By using inorganic glass as substrate of the solar mirror, it is possible to achieve a service life of 20 years and more, even under extreme climatic conditions, the glass substrate--in contrast to the plastic substrate--not requiring any protection against the UV content of the solar radiation.
Mirrors of the aforementioned type are being used to an increasing extent for commercial utilization of solar energy in solar heat systems. One application takes the form of parabolic trough solar power stations, where cylindrically curved parabolic mirrors concentrate the solar energy onto tubes positioned along the focal line, in which circulates a heat transfer medium, which carries the heat absorbed to a generator station, where it is utilized for power generation.
Another application takes the form of solar tower power stations, where a number of plane mirrors direct the solar energy onto a "hot spot" on a tower, from whence the heat is dissipated via a high temperature heat transfer medium such as sodium and is also utilized for power generation.
The efficiency of solar heat systems is itself limited in optimum utilization of the solar energy for thermodynamic reasons. It would therefore be desirable to supply the solar rays directly to a utilization facility, that is to say without the diversion via process heat. A possibility to this end is offered by chemical processes. In the case of the so-called solar chemical utilization of solar energy, it is possible essentially to distinguish between three categories of chemical processes;
1. Generation of energy carrier media, e.g. hydrogen, synthesis gas, ammonia, methanol, aluminum.
2. Generation of primary materials, e.g. calcination of limestone, reduction of ores, desalination of water, production of carbon fibres, of nylon, of vitamin D.
3. Radiation induced reactions, e.g. the treatment of surfaces (alloy formation), decomposition of toxic substances, etc.
As with solar heat systems, it is necessary if possible with solar chemical systems to increase the energy density, for example by means of parabolically curved mirrors. It is important with the solar chemical processes mentioned for the reflectors to possess a high reflection factor, particularly in the short wave region of the solar spectrum. The reason for this is to be found in the fact that on the one hand, a series of chemical processes will only take place at all if a sufficiently high proportion of high energy, that is to say short wave radiation, is present. On the other hand, the thermodynamic quality of the electromagnetic radiation increases, the shorter the wavelength of the radiation is.
Attempts have already been made to provide solar mirrors for solar chemical processes which, in comparison with the rearsilvered glass mirrors of the generic type, possess an increased reflection factor in the UV region. In the case of these mirrors, aluminum is used for the reflective layer; this in contrast to silver possesses a sufficiently high reflection factor in the UV region. To prevent the UV content of the solar radiation being absorbed in the glass before even reaching the aluminum layer, it is necessary with these mirrors to apply the aluminum layer to the front of the substrate.
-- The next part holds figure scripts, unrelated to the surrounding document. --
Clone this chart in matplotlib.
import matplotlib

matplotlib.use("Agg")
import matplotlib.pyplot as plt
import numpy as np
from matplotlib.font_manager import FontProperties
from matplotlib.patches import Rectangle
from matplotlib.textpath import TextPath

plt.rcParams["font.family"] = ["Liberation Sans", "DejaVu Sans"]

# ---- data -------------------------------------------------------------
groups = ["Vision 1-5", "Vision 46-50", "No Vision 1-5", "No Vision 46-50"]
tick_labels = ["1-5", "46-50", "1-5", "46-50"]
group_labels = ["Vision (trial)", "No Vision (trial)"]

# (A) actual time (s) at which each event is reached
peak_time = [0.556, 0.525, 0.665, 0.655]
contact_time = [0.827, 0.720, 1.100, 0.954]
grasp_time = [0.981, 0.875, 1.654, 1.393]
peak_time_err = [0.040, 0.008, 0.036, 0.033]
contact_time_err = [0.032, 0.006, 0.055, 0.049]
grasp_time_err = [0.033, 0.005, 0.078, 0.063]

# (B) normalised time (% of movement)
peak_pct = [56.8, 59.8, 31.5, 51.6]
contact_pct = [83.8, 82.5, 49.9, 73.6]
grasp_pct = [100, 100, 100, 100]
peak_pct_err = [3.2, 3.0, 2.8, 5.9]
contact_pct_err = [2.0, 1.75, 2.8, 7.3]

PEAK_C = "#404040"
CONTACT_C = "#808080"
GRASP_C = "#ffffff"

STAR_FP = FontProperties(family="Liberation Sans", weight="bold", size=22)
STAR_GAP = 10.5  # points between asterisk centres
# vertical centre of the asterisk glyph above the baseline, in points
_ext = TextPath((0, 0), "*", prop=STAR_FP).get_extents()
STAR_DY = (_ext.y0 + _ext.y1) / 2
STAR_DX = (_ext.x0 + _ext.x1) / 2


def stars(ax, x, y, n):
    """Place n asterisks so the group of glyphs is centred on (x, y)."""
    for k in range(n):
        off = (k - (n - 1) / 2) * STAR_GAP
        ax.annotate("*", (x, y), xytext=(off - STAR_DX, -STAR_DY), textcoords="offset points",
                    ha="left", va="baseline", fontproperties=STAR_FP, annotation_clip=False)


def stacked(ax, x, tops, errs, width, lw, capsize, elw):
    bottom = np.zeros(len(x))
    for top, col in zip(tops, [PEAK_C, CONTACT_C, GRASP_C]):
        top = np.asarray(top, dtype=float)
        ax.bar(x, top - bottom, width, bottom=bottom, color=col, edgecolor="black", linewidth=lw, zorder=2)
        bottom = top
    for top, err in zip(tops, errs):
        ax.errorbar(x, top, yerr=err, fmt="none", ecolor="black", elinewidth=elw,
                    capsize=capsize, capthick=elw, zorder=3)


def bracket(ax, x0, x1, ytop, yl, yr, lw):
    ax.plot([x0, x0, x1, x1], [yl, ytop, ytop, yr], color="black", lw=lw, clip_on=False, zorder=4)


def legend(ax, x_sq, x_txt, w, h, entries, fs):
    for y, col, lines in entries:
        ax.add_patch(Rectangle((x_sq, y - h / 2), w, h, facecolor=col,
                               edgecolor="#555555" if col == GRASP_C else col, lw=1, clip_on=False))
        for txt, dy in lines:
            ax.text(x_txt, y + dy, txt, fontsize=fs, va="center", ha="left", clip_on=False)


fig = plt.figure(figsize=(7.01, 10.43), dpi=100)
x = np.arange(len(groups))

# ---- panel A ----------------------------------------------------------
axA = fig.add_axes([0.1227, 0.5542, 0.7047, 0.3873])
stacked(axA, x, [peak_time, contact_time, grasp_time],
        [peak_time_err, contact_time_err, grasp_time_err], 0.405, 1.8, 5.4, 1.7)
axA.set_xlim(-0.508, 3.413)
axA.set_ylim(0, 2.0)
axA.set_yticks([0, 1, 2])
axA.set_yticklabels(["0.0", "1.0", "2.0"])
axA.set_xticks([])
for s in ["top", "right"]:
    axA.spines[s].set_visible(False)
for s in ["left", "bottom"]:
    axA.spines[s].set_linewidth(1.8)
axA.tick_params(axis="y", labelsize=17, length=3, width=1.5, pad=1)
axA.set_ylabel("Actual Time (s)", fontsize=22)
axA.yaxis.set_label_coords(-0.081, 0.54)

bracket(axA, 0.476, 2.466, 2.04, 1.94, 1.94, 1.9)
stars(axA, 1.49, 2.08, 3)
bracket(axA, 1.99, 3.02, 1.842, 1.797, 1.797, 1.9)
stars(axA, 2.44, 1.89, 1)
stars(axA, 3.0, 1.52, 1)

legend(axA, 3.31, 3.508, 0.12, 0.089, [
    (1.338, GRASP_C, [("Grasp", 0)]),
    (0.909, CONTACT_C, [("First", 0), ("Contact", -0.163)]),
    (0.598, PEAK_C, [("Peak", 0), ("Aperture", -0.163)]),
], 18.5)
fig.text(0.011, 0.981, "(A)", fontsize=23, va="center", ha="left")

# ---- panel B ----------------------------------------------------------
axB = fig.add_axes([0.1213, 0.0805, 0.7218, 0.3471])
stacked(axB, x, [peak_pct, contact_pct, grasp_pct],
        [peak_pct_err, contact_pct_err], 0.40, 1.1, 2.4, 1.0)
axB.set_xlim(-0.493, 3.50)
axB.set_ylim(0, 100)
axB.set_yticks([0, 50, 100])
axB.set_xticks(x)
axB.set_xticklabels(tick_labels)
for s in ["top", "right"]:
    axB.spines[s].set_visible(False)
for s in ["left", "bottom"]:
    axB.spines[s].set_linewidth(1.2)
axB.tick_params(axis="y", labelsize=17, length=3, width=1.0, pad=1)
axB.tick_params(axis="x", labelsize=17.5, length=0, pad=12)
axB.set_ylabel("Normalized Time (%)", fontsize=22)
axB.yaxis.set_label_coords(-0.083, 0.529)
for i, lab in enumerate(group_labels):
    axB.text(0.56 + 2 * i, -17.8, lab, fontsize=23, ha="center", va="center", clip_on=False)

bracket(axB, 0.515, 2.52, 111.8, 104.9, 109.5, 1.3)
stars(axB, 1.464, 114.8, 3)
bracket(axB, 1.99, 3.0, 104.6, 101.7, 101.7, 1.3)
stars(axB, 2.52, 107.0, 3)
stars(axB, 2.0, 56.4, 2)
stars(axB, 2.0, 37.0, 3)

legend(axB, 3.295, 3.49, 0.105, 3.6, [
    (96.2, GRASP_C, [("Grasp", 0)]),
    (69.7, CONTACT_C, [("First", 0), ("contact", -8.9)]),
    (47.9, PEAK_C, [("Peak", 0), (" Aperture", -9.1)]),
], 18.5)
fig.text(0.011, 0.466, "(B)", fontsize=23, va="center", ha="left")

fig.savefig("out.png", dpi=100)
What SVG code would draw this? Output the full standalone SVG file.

Such a configuration does in fact actually increase the reflection factor in the UV region. Locating the aluminum layer on the front reduces resistance to ageing and scratching however, even if the aluminum layer is covered with a dielectric protective layer. In addition, with the layer thicknesses usual and necessary, such a protective layer produces inter alia by interference undesirable reduction of the reflection factor of the aluminum layer in some regions of the spectrum. A further disadvantage is the lower overall solar reflection factor of aluminum, this amounting to several percent.